> [DATA BLOCK]
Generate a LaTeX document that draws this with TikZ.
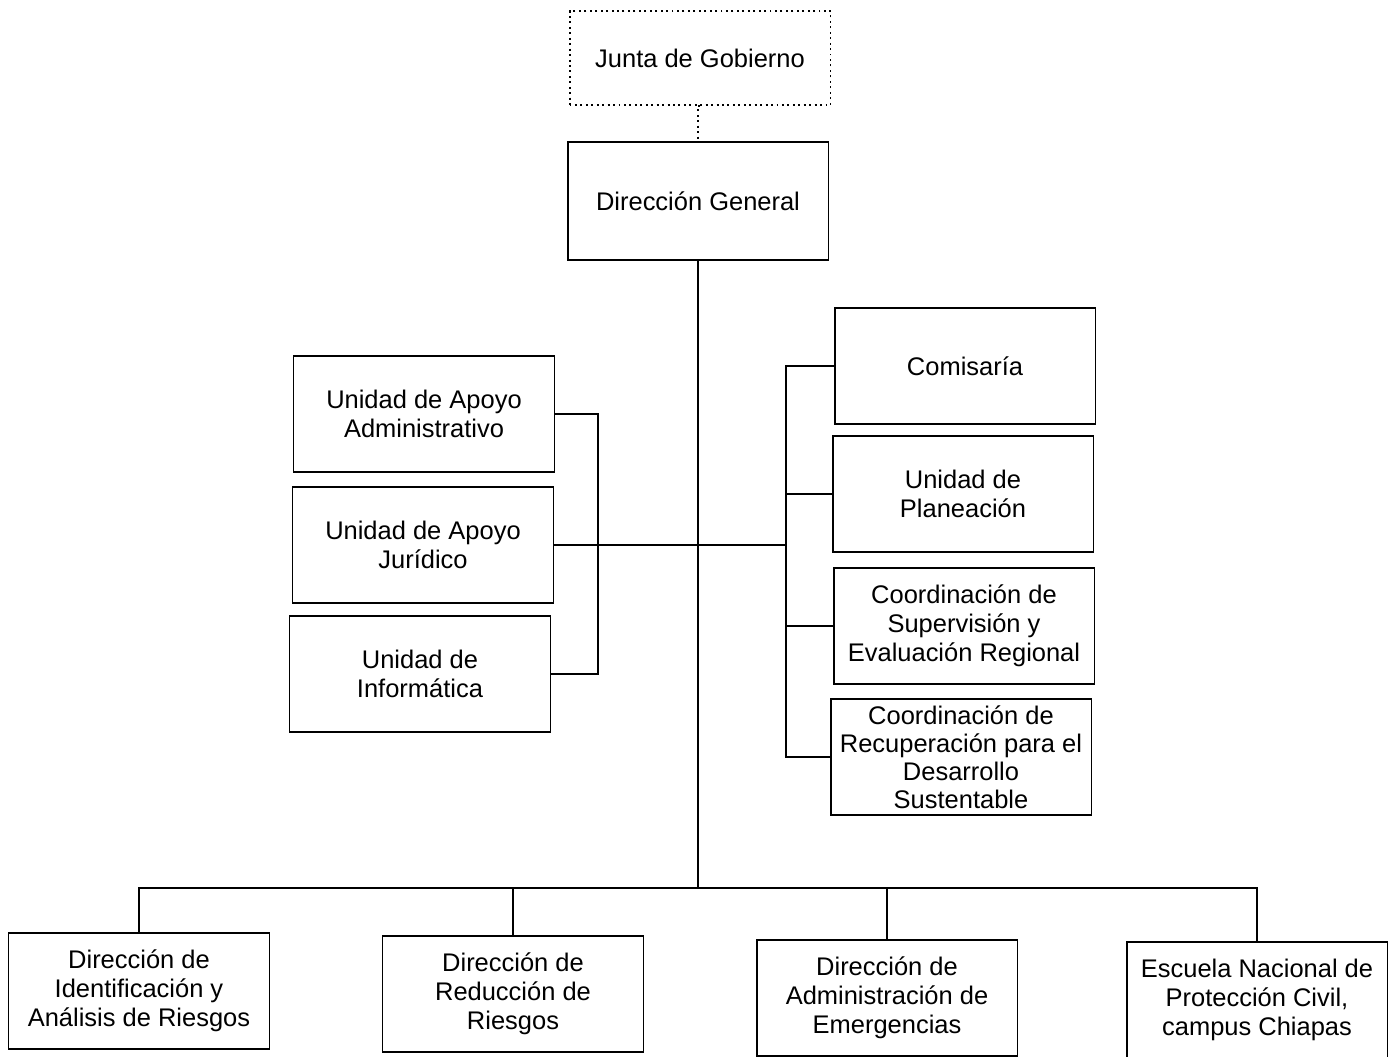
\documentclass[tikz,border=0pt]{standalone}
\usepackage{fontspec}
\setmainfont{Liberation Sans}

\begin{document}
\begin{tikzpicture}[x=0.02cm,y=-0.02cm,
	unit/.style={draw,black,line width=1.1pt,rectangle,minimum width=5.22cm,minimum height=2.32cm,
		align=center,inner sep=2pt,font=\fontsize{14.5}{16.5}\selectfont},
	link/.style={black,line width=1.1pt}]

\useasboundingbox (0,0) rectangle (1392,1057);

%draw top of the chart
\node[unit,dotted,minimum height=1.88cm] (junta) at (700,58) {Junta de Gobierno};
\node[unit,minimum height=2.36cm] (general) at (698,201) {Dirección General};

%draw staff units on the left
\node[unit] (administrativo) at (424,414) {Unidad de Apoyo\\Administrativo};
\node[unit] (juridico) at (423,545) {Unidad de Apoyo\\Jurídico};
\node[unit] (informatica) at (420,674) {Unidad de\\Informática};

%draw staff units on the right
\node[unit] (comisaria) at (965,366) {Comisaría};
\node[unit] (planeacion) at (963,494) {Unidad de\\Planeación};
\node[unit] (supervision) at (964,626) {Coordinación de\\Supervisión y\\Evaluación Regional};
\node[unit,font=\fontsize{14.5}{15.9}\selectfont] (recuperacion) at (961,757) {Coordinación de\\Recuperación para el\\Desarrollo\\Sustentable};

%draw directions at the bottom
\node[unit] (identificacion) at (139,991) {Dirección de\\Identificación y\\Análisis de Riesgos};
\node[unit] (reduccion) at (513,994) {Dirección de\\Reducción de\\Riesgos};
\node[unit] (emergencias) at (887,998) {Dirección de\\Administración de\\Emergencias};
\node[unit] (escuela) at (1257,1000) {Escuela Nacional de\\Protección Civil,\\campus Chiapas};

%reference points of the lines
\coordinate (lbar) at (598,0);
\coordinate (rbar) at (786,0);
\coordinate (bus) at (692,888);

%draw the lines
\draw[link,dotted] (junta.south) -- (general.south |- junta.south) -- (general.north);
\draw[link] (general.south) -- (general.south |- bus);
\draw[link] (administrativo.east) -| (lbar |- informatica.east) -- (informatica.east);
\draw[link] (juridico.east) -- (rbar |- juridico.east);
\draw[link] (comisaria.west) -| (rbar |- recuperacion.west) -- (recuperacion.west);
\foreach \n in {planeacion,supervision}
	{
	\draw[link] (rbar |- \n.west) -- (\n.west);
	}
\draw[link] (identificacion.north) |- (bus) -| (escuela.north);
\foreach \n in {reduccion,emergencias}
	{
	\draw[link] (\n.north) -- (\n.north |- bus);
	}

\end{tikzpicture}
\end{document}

> [TO BE DONE] Everything from the top line of the data down to and including the line with "height=2.36cm] (general) at" is to be copied, except the pictures.

> [TASK OUTPUT]
Generate a LaTeX document that draws this with TikZ.
\documentclass[tikz,border=0pt]{standalone}
\usepackage{fontspec}
\setmainfont{Liberation Sans}

\begin{document}
\begin{tikzpicture}[x=0.02cm,y=-0.02cm,
	unit/.style={draw,black,line width=1.1pt,rectangle,minimum width=5.22cm,minimum height=2.32cm,
		align=center,inner sep=2pt,font=\fontsize{14.5}{16.5}\selectfont},
	link/.style={black,line width=1.1pt}]

\useasboundingbox (0,0) rectangle (1392,1057);

%draw top of the chart
\node[unit,dotted,minimum height=1.88cm] (junta) at (700,58) {Junta de Gobierno};
\node[unit,minimum height=2.36cm] (general) at (698,201) {Dirección General};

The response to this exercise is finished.